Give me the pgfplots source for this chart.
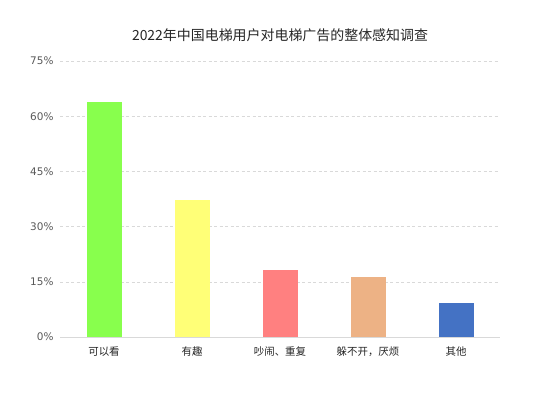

==

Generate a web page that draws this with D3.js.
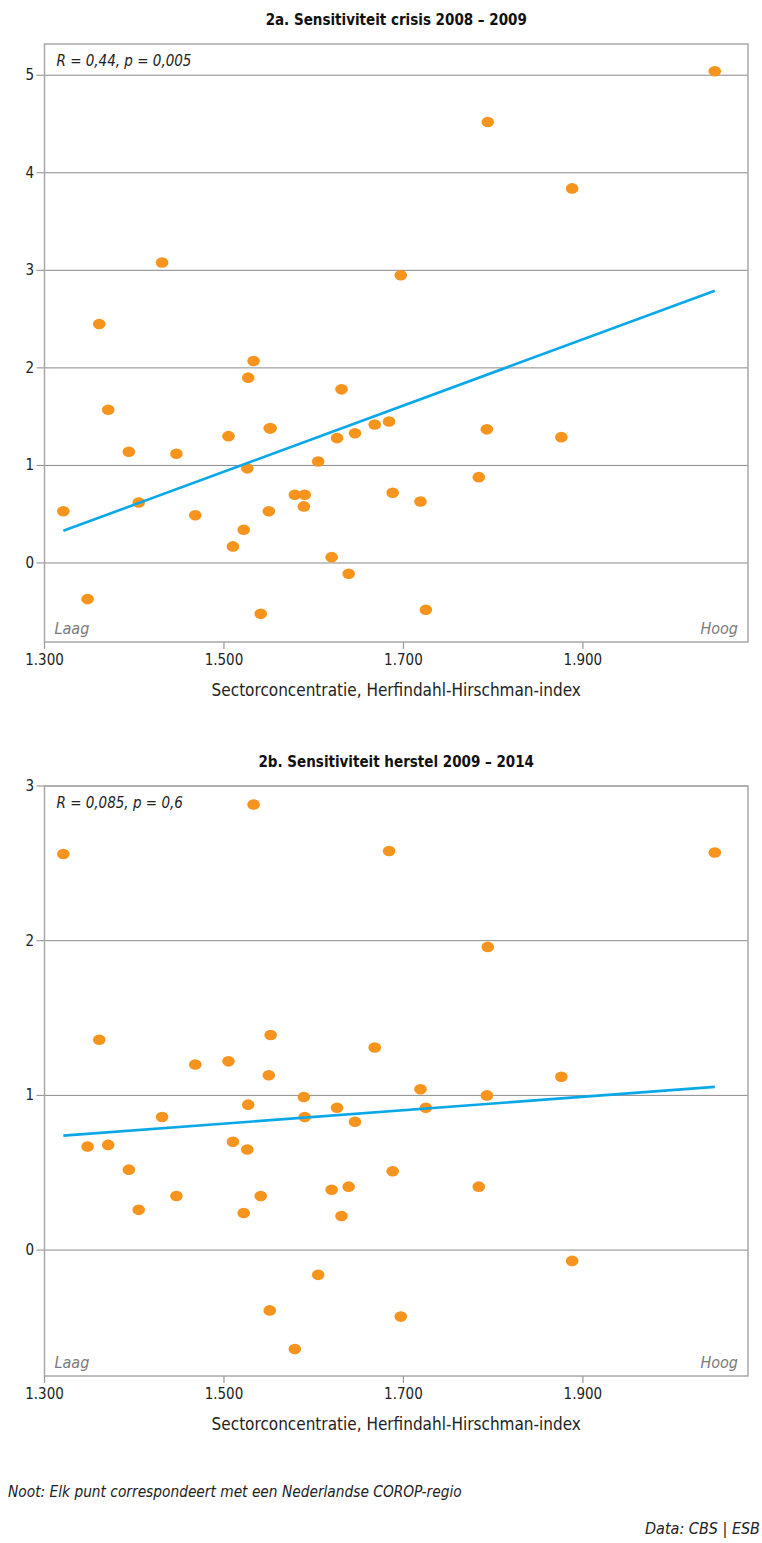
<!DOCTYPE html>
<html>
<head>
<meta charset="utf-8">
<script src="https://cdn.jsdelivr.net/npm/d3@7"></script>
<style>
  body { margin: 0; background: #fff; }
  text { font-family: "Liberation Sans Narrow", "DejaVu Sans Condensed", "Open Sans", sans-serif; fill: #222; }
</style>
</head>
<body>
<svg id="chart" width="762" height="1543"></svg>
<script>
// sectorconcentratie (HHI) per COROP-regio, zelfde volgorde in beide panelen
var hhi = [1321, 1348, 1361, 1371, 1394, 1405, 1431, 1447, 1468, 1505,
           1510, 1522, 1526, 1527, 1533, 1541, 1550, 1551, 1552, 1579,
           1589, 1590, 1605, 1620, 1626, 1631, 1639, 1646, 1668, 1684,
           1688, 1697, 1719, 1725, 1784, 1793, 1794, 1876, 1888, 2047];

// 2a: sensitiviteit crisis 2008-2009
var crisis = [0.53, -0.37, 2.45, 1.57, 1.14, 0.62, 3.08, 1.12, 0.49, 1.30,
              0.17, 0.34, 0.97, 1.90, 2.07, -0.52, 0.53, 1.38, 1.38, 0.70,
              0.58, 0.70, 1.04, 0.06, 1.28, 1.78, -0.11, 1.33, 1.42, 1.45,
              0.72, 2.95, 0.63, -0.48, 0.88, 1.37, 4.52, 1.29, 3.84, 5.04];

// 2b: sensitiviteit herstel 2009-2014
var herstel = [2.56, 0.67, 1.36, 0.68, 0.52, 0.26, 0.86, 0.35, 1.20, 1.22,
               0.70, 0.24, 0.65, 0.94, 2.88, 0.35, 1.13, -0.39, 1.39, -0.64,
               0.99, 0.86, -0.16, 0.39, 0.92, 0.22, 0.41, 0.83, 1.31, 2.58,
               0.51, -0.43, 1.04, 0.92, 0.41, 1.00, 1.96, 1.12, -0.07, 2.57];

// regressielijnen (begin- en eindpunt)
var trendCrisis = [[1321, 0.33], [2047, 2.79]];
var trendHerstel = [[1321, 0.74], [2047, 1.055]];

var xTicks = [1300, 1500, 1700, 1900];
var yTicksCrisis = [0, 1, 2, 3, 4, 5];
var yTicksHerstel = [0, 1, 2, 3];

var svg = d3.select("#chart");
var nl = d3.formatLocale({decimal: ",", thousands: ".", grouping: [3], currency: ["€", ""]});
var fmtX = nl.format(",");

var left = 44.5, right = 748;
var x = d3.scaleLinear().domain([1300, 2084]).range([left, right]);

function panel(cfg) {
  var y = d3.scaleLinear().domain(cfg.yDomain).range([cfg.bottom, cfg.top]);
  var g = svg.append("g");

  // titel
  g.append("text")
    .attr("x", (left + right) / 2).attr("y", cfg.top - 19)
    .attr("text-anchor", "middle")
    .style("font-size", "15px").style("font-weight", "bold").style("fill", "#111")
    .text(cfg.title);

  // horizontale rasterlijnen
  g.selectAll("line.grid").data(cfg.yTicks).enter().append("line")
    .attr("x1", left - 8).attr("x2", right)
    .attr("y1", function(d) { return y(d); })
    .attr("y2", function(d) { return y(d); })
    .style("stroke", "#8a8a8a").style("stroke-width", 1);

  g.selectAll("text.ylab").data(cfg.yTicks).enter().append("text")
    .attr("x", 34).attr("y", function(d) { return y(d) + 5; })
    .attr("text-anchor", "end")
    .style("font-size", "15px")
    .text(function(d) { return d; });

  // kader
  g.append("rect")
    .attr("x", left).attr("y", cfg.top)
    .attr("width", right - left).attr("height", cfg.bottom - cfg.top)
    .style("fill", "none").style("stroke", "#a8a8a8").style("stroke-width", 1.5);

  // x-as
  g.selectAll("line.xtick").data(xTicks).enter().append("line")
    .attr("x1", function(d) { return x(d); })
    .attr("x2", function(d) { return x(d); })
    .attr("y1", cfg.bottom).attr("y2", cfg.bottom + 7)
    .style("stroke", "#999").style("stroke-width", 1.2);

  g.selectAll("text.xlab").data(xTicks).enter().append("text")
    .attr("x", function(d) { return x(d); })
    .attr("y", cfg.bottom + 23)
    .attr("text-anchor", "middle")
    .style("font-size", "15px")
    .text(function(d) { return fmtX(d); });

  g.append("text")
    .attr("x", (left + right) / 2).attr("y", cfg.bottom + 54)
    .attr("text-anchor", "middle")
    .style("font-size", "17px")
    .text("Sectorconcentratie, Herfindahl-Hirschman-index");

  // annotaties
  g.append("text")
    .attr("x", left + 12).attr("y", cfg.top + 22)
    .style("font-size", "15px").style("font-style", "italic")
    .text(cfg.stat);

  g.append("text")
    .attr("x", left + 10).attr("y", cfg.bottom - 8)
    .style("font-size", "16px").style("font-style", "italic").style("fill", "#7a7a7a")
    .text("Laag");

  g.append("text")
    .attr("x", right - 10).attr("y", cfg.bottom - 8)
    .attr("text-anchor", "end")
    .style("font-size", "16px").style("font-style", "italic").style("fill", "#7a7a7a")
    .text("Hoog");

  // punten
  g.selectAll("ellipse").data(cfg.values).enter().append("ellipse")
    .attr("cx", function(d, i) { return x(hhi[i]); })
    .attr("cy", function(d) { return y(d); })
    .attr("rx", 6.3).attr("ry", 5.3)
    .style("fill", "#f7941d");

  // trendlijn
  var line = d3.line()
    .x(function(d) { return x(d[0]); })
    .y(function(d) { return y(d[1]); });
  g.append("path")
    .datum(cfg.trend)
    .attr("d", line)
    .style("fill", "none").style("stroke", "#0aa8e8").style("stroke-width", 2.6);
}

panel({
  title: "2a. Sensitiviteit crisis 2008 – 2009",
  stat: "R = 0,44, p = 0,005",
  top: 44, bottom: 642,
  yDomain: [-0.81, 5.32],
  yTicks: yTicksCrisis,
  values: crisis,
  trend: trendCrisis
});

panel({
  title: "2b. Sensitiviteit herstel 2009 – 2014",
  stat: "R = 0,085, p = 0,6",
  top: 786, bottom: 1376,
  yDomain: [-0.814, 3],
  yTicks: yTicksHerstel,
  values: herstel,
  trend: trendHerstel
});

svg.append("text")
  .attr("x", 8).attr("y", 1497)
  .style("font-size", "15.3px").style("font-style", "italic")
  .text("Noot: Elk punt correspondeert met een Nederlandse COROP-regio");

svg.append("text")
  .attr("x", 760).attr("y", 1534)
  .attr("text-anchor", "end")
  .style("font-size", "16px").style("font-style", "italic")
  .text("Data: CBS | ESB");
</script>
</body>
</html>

PROBLEM:
Using the data above, copy exactly the lines from the one containing "Generate a web" to the one containing "1688, 1697, 1719, 1725, 1784, 1793, 1794, 1876, 1888, 2047];", inclusive. Exclude the pictures.

RESULT BELOW:
Generate a web page that draws this with D3.js.
<!DOCTYPE html>
<html>
<head>
<meta charset="utf-8">
<script src="https://cdn.jsdelivr.net/npm/d3@7"></script>
<style>
  body { margin: 0; background: #fff; }
  text { font-family: "Liberation Sans Narrow", "DejaVu Sans Condensed", "Open Sans", sans-serif; fill: #222; }
</style>
</head>
<body>
<svg id="chart" width="762" height="1543"></svg>
<script>
// sectorconcentratie (HHI) per COROP-regio, zelfde volgorde in beide panelen
var hhi = [1321, 1348, 1361, 1371, 1394, 1405, 1431, 1447, 1468, 1505,
           1510, 1522, 1526, 1527, 1533, 1541, 1550, 1551, 1552, 1579,
           1589, 1590, 1605, 1620, 1626, 1631, 1639, 1646, 1668, 1684,
           1688, 1697, 1719, 1725, 1784, 1793, 1794, 1876, 1888, 2047];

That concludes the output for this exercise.